As long as I feel the loss or it is at least accessible to me then I am OK. That’s what grieving people say – the days when the tears are flowing and the grief is felt are the better days. It is also, like a river, a constantly changing flow. Now dark and awful, then it rounds a bend and suddenly it is sunny and light sparkles on the water and we are laughing. The days when the flow is blocked or numb and nobody is acknowledging the loss, including yourself, are the worst. Most of the planet is living in this denial of grief, or blocked grief, and THAT is making us sick.
Was I not going to talk about numbers? Ah.. I have been all this time!
Number 2 is the number of the gap, like the gap between 2 things. A missing and an emptiness. In feeling terms, sadness – which is not badness. Grief. That which we long for and miss is made present through the missing. Next year is made up of 3 twos. 2022. Along with a widening gap of division amongst us, there could be deep dark holes of depression opening up and we need to learn how to not fall in either of these holes, whilst not denying them. The sum total of the year – 2+0+2+2 is 6 which, as well as being the number of conflict, revolution and war (real possibilities and actually inevitabilities on some level), is the number of poetry, of grace, of song and dance. That human expression which can take emotion and elevate it. Turn it into art in some way. Grief can’t be fixed, but expressing it helps. Putting flowers on a grave, lighting a candle, singing a song, scattering ashes – or any small act that enacts, expresses and makes external what is inside, so that it can keep shape changing. This is the way we won’t go mad. It fixes nothing to place a flower on an altar.
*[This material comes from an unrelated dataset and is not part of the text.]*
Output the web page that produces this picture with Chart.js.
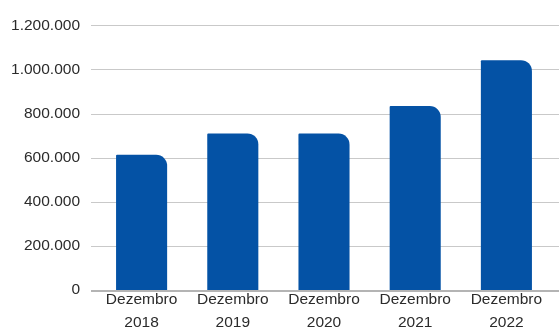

That person or habitat or species is still gone. It’s a non rational act to place objects in a coffin with the dead person’s body to be buried or cremated. Yet it helps. The non rational helps. And we need so that we don’t go crazy.
Also, our longings when listened to will bring us clarity, also number 6. They will point us in the direction we always wanted to go anyway. For some of us the revolution we have long longed for may be about to begin. We need the faith (6) to let the longing loose so that it can show us the way to fulfilment.
There is so much magic everywhere. So much poetry, metaphor and symbolism in this mythical life. So much meaning and purpose. And this also helps keep me in a relationship with the divine hand that is moving through everything in life. EVERYTHING. And in this way, trust. In this, faith. Where we are going, nobody knows, but I am starting to feel really ready to go there.
Please stay in dialogue with me and with each other. Our words, our expressions, help. Naming things, saying things out loud, putting words to the things that are moving inside us, helps. There need not be an immediate solution at hand in order to begin speaking about things that trouble us. Together we weave and find new ways. We are going to really need each other in the times to come.